SERBIE-ET-MONTÉNÉGRO : Une enquête révoltante sur une affaire de traite des êtres humains

Index AI : EUR 70/001/2005
ÉFAI

Mardi 1er février 2005

COMMUNIQUÉ DE PRESSE

Le gouvernement du Monténégro doit réexaminer dans les meilleurs délais une
affaire très médiatisée portant sur la traite d’êtres humains, dans laquelle
des politiciens, des juges, des policiers et des fonctionnaires monténégrins
sont impliqués, a déclaré Amnesty International dans une lettre adressée au
ministre de l’Intérieur du Monténégro. La femme moldave qui se trouve au
cœur de cette affaire affirme avoir été torturée et violée par des
politiciens, des juges, des policiers et des fonctionnaires monténégrins.
D’autres femmes d’Europe de l’Est auraient, tout comme elle, été victimes de
la traite des êtres humains et réduites à l’état d’esclaves sexuelles.
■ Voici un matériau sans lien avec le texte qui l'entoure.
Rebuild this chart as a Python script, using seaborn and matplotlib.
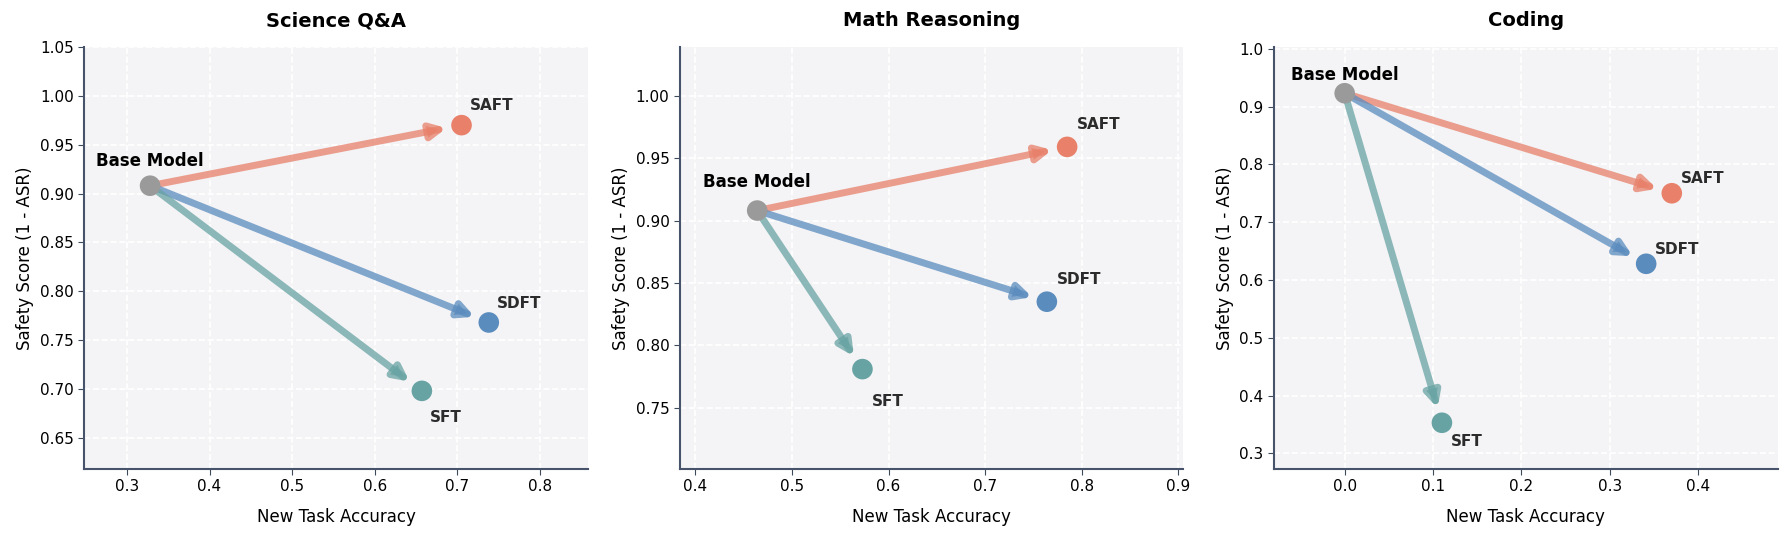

« Amnesty International s’inquiète de ce que la commission chargée par le
gouvernement d’enquêter sur le comportement des autorités policières et
judiciaires dans cette affaire n’a pas dûment examiné les questions
soulevées. Ce qui laisse planer le doute quant à sa volonté d’occulter la
complicité présumée des représentants de l’État dans la traite de femmes et
de jeunes filles contraintes à la prostitution au Monténégro », a indiqué
Irene Khan, secrétaire générale de l’organisation de défense des droits
humains.

Connue sous les initiales S.C., la femme moldave aurait été victime de la
traite des êtres humains au Monténégro et contrainte de se prostituer de
1999 à novembre 2002, avant de trouver refuge dans un foyer sécurisé pour
femmes maltraitées dans la capitale Podgorica. Cette jeune femme de
vingt-huit ans, mère de deux enfants, a enduré pendant plus de trois ans
d’abominables violences physiques et sexuelles, qui ont entraîné de graves
blessures - dont sept fractures osseuses, des lésions internes ne lui
permettant pas de s’asseoir sans douleur, des cicatrices laissées par des
menottes, des brûlures de cigarettes sur ses parties génitales et des
contusions dans la bouche.

Une information judiciaire a été ouverte sur cette affaire. Soupçonnées
d’avoir participé au trafic de femmes contraintes à la prostitution, quatre
personnes, dont l’adjoint du procureur de la République, Zoran Piperovic,
ont été interpellées. En 2003, les poursuites engagées contre ces quatre
suspects ont été abandonnées, officiellement pour manque de preuve.
Toutefois, en raison des pressions internationales, le gouvernement a
autorisé que la légalité de cette affaire soit examinée. En novembre 2004,
la commission nommée par le gouvernement a terminé ses investigations sur le
comportement des autorités policières et judiciaires dans cette affaire.
L’Organisation pour la sécurité et la coopération en Europe (OSCE), qui suit
ce dossier, s’est déclarée peu satisfaite par ses conclusions.

Pour sa part, Amnesty International est vivement préoccupée parce que la
commission :

 dépeint S.C. comme une criminelle plutôt que comme une victime de graves
atteintes aux droits humains ;

 fait des commentaires péjoratifs sur sa personnalité ;

 fait une nouvelle fois naître des soupçons quant à une tentative
d’occulter la complicité officielle manifeste dans la traite de femmes et de
jeunes filles aux fins de la prostitution forcée.

« Aux termes du droit national et international, les autorités du Monténégro
sont tenues de déférer les responsables présumés à la justice et de veiller
à ce que S.C. se voit accorder une réparation pour les préjudices subis, a
indiqué Irene Khan. À la connaissance d’Amnesty International, personne n’a
été traduit en justice pour le trafic à des fins de prostitution forcée et
les actes de torture dont a été victime S.C. ; elle n’a par ailleurs reçu
aucun dédommagement. »

Estimant que la commission n’a pas véritablement traité les questions
soulevées par cette affaire, Amnesty International exhorte les autorités du
Monténégro à rouvrir le dossier. D’autre part, l’organisation de défense des
droits humains recherche des informations permettant de savoir si, dans le
droit fil des conclusions de la commission, des mesures disciplinaires ou
pénales ont été prises contre des membres du ministère des Affaires
intérieures pour manquement à leurs obligations.